A new report from Citrix Systems, Inc. diagrams in concise terms the degree to which technology is changing the way we work. Though none of the individual findings should come as much of a surprise for any office professional, it’s useful to have these trends documented and quantified. Think of it as a road map charting where the office profession is headed for the next several years.
The report leads with a fundamental shift: new office technology is being developed and introduced into the market whether the larger economy is good or bad. Innovation persisted throughout the recession. This is a significant change from the past, when investments in innovation were closely tied to macroeconomic conditions. Innovation is inevitable.
New technology is also arriving at a faster pace than ever before. Companies learned to harness collaboration and social applications to make their employees more productive and generate more revenue from customers. Widespread social media use has lead to improvements across industries as stakeholders demand the same kind of quality and experience they get while using apps like Facebook and Google.

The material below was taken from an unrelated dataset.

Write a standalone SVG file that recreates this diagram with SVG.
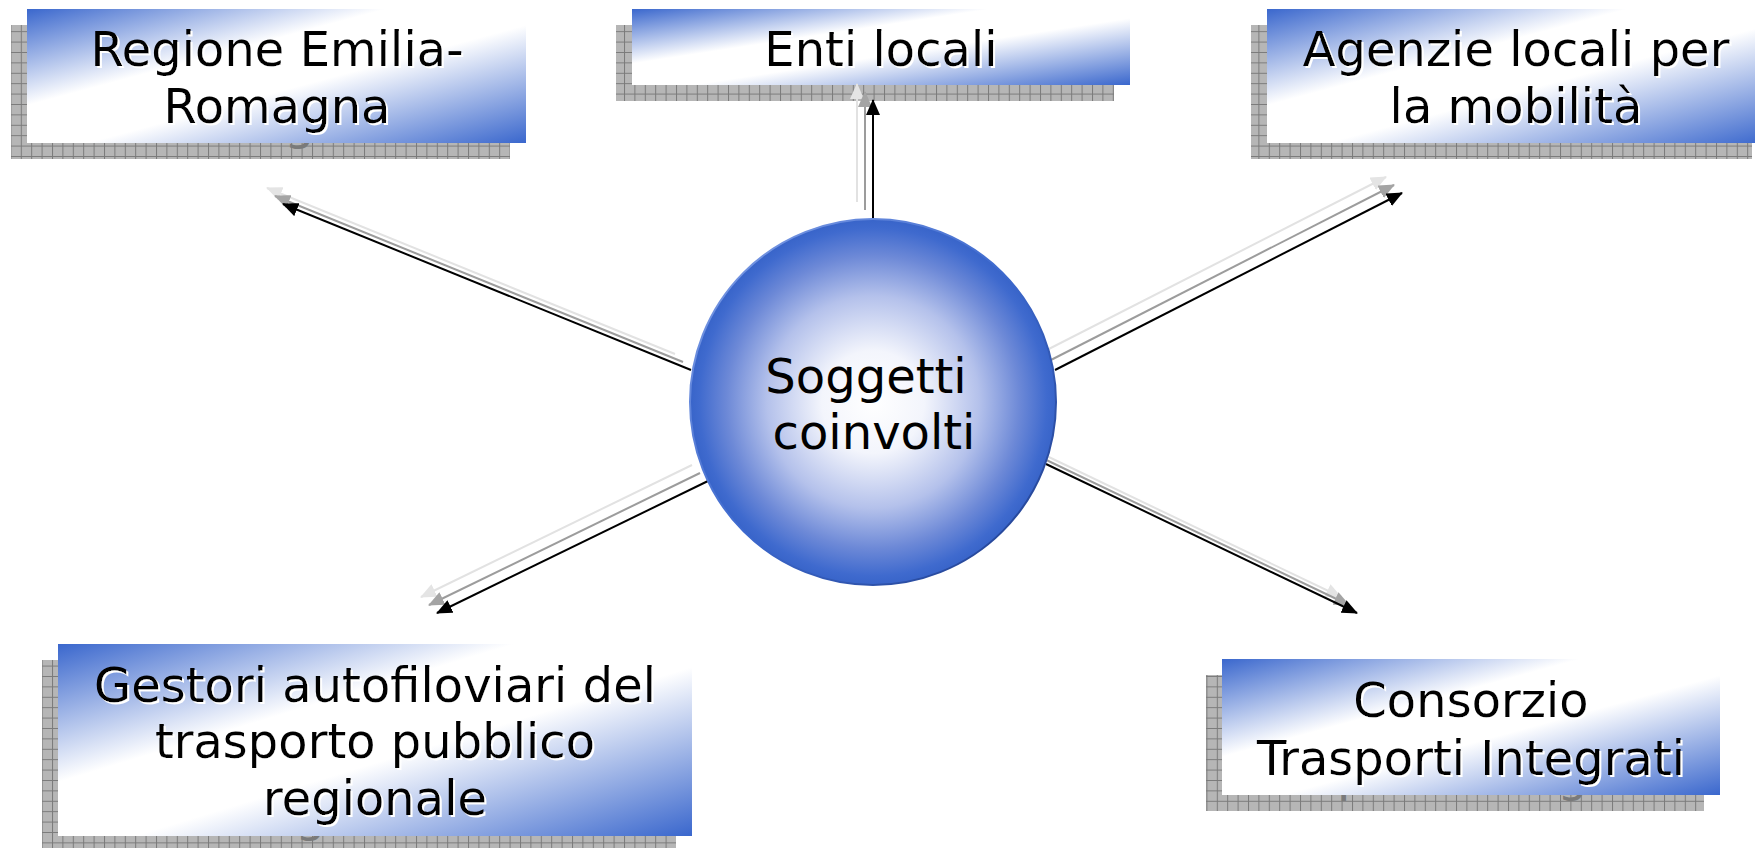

All of these factors will feed five major office trends over the next several years, according to the Citrix report:
- Collaboration — Companies will invest heavily in new tools that promote collaboration like social apps for work and web conferencing. This will mean the slow death of email, which was cited as the greatest obstacle to efficiency by 44 percent of office professionals in a recent survey.
- Cloud computing — Web-based applications allow even the smallest companies to access the same type and quality of technology as that used by the Fortune 500. This would be the equivalent of a local track racer getting his or her hands on a NASCAR vehicle. This trend has contributed to a 90-percent decline in the cost of office technology since 2002. The cloud will cause an enormous proliferation of mobile computing.
- Mobility — Business will continue to embrace platforms that employees, clients, contractors and customers can easily access and use across multiple platforms. Smaller companies will realize the best return with native mobile apps. By 2015, about 37 percent of the global workforce will do their job in a virtual office.
- Ubiquitous IT — Instead of forcing company stakeholders to adapt to new information technology handed down from on high, IT will have to respond to stakeholder demands. This will particularly impact Customer Relationship Management, collaboration, productivity and human resources software development. Companies want new IT that can be implemented quickly and used with little training by a wide spectrum of employees.
- Big Data — All of this new technology is generating a huge amount of data. In fact, the amount of data available for business decisions is doubling about every 14 months. That means office professionals should expect tools designed to help them collect, share and analyze this data.
If you or your manager doubt the value of professional development, please read this report. Like all major economic shifts, these trends are an opportunity and warning. Those who embrace new office technology have the chance to take their careers to a new level. Ignore them, and you risk being stranded. Invest in yourself by investing in the future.